5. Englands "Weg nach Frankreich scheint geebnet"

Apropos Vorrundenaus. Auch die Engländer waren in Brasilien früh gescheitert, noch bevor Deutschland sein zweites Spiel bestritten hatte. Nun gelang ihnen zum Quali-Auftakt in der Gruppe E ein 2:0-Erfolg in der Schweiz. "Es war ein bisschen kühn von uns, aber wir sind mit der Einstellung hier hingekommen, dass wir nicht bloß einen Punkt holen wollten", sagte Trainer Roy Hodgson - und wirkte dabei durchaus zufrieden. Vor allem mit Angreifer Danny Welbeck. Der neue Teamkollege von Per Mertesacker, Mesut Özil und Lukas Podolski beim FC Arsenal erzielte in Basel beide Treffer (58. Minute, 90.+4) und stellte die Schweizer beim Debüt von Ottmar Hitzfelds Nachfolger Vladimir Petkovic mit seiner Schnelligkeit immer wieder vor Probleme. "Diesen Start haben wir gebraucht", sagte Welbeck, der für 26 Millionen Euro von Manchester United nach London gewechselt war. "Die Qualifikation mit einem Sieg zu beginnen, ist sehr, sehr wichtig." War sonst noch was? Wayne Rooney lief zum ersten Mal in einem Pflichtspiel als Kapitän auf. Auch er war zufrieden. "Das war eine richtig gute Vorstellung von uns." Es deutet sich an, dass der Neuaufbau des Teams nach den Rücktritten von Frank Lampard und Steven Gerrard klappen könnte. So setzte Hodgson im Mittelfeld auf Jack Wilshere, Jordan Henderson, Raheem Sterling und Fabian Delph - das Jugend-Quartett überzeugte. Der "Independent" jedenfalls war begeistert: "England hat seinen stärksten Gegner in der EM-Qualifikation auswärts geschlagen.
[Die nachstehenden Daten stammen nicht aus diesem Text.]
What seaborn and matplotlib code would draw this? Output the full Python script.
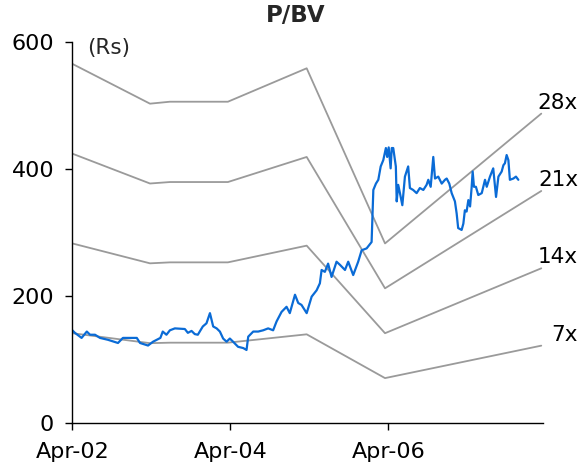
import pandas as pd
import matplotlib
matplotlib.use("Agg")
import matplotlib.pyplot as plt
import matplotlib.dates as mdates
import matplotlib.transforms as mtransforms
import seaborn as sns

# Share price (Rs)
price_dates = [
    "2002-04-01", "2002-04-13", "2002-05-14", "2002-06-07", "2002-06-22", "2002-07-15",
    "2002-08-07", "2002-09-13", "2002-10-29", "2002-11-21", "2003-01-24", "2003-02-08",
    "2003-03-17", "2003-04-09", "2003-05-13", "2003-05-24", "2003-06-10", "2003-06-26",
    "2003-07-19", "2003-09-03", "2003-09-17", "2003-10-04", "2003-10-19", "2003-11-02",
    "2003-11-25", "2003-12-12", "2003-12-28", "2004-01-12", "2004-01-28", "2004-02-12",
    "2004-02-27", "2004-03-14", "2004-03-29", "2004-04-13", "2004-05-06", "2004-05-30",
    "2004-06-14", "2004-06-22", "2004-07-15", "2004-08-07", "2004-08-30", "2004-09-22",
    "2004-10-15", "2004-10-31", "2004-11-23", "2004-12-16", "2004-12-31", "2005-01-24",
    "2005-02-08", "2005-02-23", "2005-03-19", "2005-04-11", "2005-05-04", "2005-05-19",
    "2005-05-27", "2005-06-11", "2005-06-26", "2005-07-12", "2005-08-04", "2005-08-20",
    "2005-09-12", "2005-09-27", "2005-10-20", "2005-11-12", "2005-11-28", "2005-12-21",
    "2006-01-13", "2006-01-21", "2006-02-02", "2006-02-13", "2006-02-24", "2006-03-08",
    "2006-03-20", "2006-03-26", "2006-04-02", "2006-04-11", "2006-04-16", "2006-04-23",
    "2006-05-05", "2006-05-09", "2006-05-16", "2006-05-24", "2006-06-04", "2006-06-16",
    "2006-07-01", "2006-07-09", "2006-07-24", "2006-08-09", "2006-08-24", "2006-09-09",
    "2006-09-24", "2006-10-02", "2006-10-13", "2006-10-25", "2006-11-02", "2006-11-17",
    "2006-12-03", "2006-12-18", "2006-12-26", "2007-01-07", "2007-01-18", "2007-02-02",
    "2007-02-10", "2007-02-17", "2007-03-05", "2007-03-13", "2007-03-20", "2007-03-28",
    "2007-04-05", "2007-04-13", "2007-04-20", "2007-04-25", "2007-05-01", "2007-05-10",
    "2007-05-21", "2007-06-06", "2007-06-21", "2007-06-29", "2007-07-14", "2007-07-29",
    "2007-08-11", "2007-08-22", "2007-09-06", "2007-09-14", "2007-09-21", "2007-09-29",
    "2007-10-07", "2007-10-14", "2007-10-30", "2007-11-11", "2007-11-22",
]
price_values = [
    146, 142, 134, 144, 139, 139,
    134, 131, 126, 134, 134, 126,
    122, 128, 134, 144, 139, 146,
    149, 148, 142, 145, 140, 139,
    152, 157, 173, 152, 149, 144,
    133, 128, 133, 128, 120, 118,
    115, 136, 144, 144, 146, 149,
    146, 160, 175, 183, 173, 202,
    189, 186, 173, 199, 209, 220,
    241, 238, 251, 230, 254, 249,
    241, 254, 233, 254, 272, 275,
    285, 367, 377, 383, 404, 414,
    433, 419, 434, 401, 433, 433,
    404, 349, 375, 362, 343, 388,
    404, 370, 367, 362, 370, 367,
    375, 383, 372, 419, 385, 388,
    377, 383, 385, 377, 362, 349,
    330, 307, 304, 314, 335, 333,
    351, 341, 370, 396, 372, 372,
    359, 362, 383, 372, 388, 401,
    356, 388, 396, 406, 409, 422,
    414, 383, 385, 388, 383,
]

# Book value per share (Rs) used for the P/BV bands
bv_dates = ["2002-04-01", "2003-03-26", "2003-06-26", "2004-03-20",
            "2005-03-19", "2006-03-16", "2008-03-07"]
bv_values = [20.2, 17.96, 18.07, 18.07, 19.95, 10.1, 17.4]

multiples = [28, 21, 14, 7]
band_labels = ["28x", "21x", "14x", "7x"]

x_ticks = ["2002-04-01", "2004-04-01", "2006-04-01"]
y_ticks = [0, 200, 400, 600]

price_df = pd.DataFrame({"date": pd.to_datetime(price_dates), "price": price_values})
band_df = pd.concat(
    [pd.DataFrame({"date": pd.to_datetime(bv_dates),
                   "value": [m * v for v in bv_values],
                   "band": lab})
     for m, lab in zip(multiples, band_labels)],
    ignore_index=True,
)

sns.set_style("ticks")
plt.rcParams["font.family"] = ["DejaVu Sans"]

fig = plt.figure(figsize=(5.79, 4.70), dpi=100)
ax = fig.add_axes([72.3 / 579, 47 / 470, (543 - 72.3) / 579, (423 - 42) / 470])

grey = "#9a9a9a"
sns.lineplot(data=band_df, x="date", y="value", hue="band",
             palette={lab: grey for lab in band_labels},
             linewidth=1.3, legend=False, ax=ax, sort=False)
sns.lineplot(data=price_df, x="date", y="price", color="#0a6bd6",
             linewidth=1.6, ax=ax)

# Band labels at the right end of each line
end_date = pd.to_datetime(bv_dates[-1])
for m, lab in zip(multiples, band_labels):
    ax.annotate(lab, xy=(end_date, m * bv_values[-1]), xycoords="data",
                xytext=(26.5, 8), textcoords="offset points",
                ha="right", va="center", fontsize=15.5, color="black",
                annotation_clip=False)

ax.set_xlim(pd.Timestamp("2002-04-01"), pd.Timestamp("2008-03-15"))
ax.set_ylim(0, 600)
ax.set_xticks(pd.to_datetime(x_ticks))
ax.xaxis.set_major_formatter(mdates.DateFormatter("%b-%y"))
ax.set_yticks(y_ticks)
ax.set_xlabel("")
ax.set_ylabel("")

for side in ("top", "right"):
    ax.spines[side].set_visible(False)
for side in ("left", "bottom"):
    ax.spines[side].set_color("black")
    ax.spines[side].set_linewidth(1.0)
ax.tick_params(axis="both", direction="out", length=5, width=1.0,
               color="black", labelsize=16, labelcolor="black")
ax.tick_params(axis="y", pad=8)
ax.tick_params(axis="x", pad=9)

# Unit label in the top-left corner of the plot area
units_tf = mtransforms.blended_transform_factory(fig.transFigure, ax.transData)
ax.text(87 / 579, 591, "(Rs)", transform=units_tf,
        fontsize=15.5, va="center", ha="left")

fig.text(296 / 579, 1 - 16 / 470, "P/BV", ha="center", va="center",
         fontsize=16.5, fontweight="bold")

fig.savefig("out.png", dpi=100, facecolor="white")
Der Weg nach Frankreich scheint geebnet."

6. "La Roja hat ein Wiedersehen mit dem Fußball gefeiert"

Nun ist Mazedonien in der Welt des Fußballs nicht wirklich das Maß aller Dinge, doch daran stören sich die Spanier nicht. Sie haben in der Gruppe C ihre erste Partie überzeugend gewonnen - und nur das zählt. Schließlich hatte es auch der Titelverteidiger in Brasilien nicht einmal in die K.o.-Runde geschafft. "Bei der WM haben wir viel Glaubwürdigkeit verloren und heute angefangen, sie zurückzugewinnen. Für uns hat eine neue Phase begonnen", sagte Trainer Vincente del Bosque. In Jubelstürme wollte er allerdings nicht ausbrechen. "Wichtig ist vor allem, dass wir mit drei Punkten gestartet sind. Vieles war gut, aber ich würde gerne Kontinuität sehen." Den 25.000 Zuschauern im Estadio Ciudad de Valencia jedenfalls hat's gefallen. "Wir sind sicher noch nicht wieder in dem Paradies, in dem wir sechs Jahre waren. Aber auf der Suche nach der verlorenen Glückseligkeit gab es endlich mal wieder gute Nachrichten", schrieb die "AS", und "Marca" hielt fest: "La Roja hat ein Wiedersehen mit dem Fußball gefeiert. Das ist das Spanien, das wir sehen wollen." "El País" lobte indessen die "gute Mischung aus alten und neuen Stars". Paco Alcácer vom FC Valencia harmonierte in der Offensive mit Manchester Citys David Silva und Pedro vom FC Barcelona, traf zum 2:0 und gilt als der neue David Villa. Auch Barças 18 Jahre alter Munir El Haddadi zeigte starke Ansätze. Del Bosque sagte immerhin: "Ich sehe uns auf einem guten Weg. Und jetzt müssen wir schauen, wie wir ihn weiter gehen können."